Although the 13 Cambrian slate steps have been replaced by renovations, U of S Indigenous Artist in Residence Lyndon Tootoosis is working to ensure they continue to bring people together.
Tootoosis, along with university staff Vanessa Hyggen and Sandy Bonny, is overseeing anohc kipasikônaw/we rise/niipawi (Cree, English, Michif), an art project at the Gordon Snelgrove Gallery.
As part of Indigenous Achievement Week, people on campus are invited to collaborate on the project until Friday afternoon.
On Tuesday, Tootoosis was diligently chipping Cree syllabics into the steps, each representing one of the 13 moons in the lunar cycle some Indigenous communities used to dictate changes and movement.
The ultimate vision for the steps is to have them installed on the building face of the gallery, continuing the stairs leading up to the entrance and broadening their ability to connect people.
Tootoosis, a member of Poundmaker Cree Nation, has been wanting to do this for years.
In the context of his cultural background as part of the Battle River Cree, the connection between lunar cycles and menstrual cycles relates to the importance of pre-contact matriarchal societies, he said.
Following lunar cycles is not limited to Indigenous communities. In that way, regardless of language, expressing experience through art can connect people, Tootoosis said.
“Art is very cross-cultural. It’s all too often that people focus on the differences between everybody. I see this as an opportunity for them to bring forward their similarities, embracing them, celebrating them.”
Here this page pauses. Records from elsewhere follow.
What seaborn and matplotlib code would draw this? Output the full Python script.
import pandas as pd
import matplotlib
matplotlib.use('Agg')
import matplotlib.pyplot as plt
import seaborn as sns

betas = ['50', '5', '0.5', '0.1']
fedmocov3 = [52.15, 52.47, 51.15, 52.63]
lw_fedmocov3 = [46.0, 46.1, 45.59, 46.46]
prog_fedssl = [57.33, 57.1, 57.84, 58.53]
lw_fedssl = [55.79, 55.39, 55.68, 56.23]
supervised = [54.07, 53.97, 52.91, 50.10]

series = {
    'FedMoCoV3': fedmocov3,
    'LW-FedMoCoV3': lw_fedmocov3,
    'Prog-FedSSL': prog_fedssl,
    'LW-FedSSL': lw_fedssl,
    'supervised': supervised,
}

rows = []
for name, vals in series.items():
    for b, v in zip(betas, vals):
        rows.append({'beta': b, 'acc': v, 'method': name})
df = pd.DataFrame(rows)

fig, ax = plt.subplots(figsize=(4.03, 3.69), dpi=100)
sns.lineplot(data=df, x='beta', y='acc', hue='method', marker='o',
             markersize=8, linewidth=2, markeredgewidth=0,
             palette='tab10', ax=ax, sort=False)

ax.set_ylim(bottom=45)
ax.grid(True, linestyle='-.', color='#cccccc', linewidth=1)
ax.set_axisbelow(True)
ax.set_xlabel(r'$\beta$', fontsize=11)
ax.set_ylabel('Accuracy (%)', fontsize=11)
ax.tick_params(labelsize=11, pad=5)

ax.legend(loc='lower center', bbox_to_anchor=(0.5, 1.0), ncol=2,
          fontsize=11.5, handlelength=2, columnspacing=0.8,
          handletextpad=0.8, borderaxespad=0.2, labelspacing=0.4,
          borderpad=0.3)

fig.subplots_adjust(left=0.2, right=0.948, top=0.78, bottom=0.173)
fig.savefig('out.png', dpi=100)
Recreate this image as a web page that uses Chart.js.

Tootoosis, 56, said the stone he’s worked with since 1993 has served to reconnect him with his culture.
He first learned to carve at 11, when elders in his home community taught him how to craft ceremonial pipes. After losing both of his parents as a teen, he left home behind — and with it, all of the practices he’d been taught.
Tootoosis re-enrolled in high school in his 20s, immediately finding solace in the art room. When his teacher put a stone in his hand to try carving, something clicked back into place, he said.
“When I first picked up that rock, the words of my elders came back to me inside in my heart, in my soul, in my mind. I heard that elder from when I was 11 years old learning to make pipes just as clear as if he was sitting beside me.”
With their teachings propelling him, he stepped out for a moment to conduct a ceremony before setting to work, putting some tobacco from a cigarette into the earth, then lighting it to pray and smudge with. It was the first time he’d prayed in more than a decade.
“For myself, rock is healing. Working with it is an opportunity for me to further heal and to share something different about Aboriginal people,” Tootoosis said. “And it’s something that will create an opportunity for further understanding.”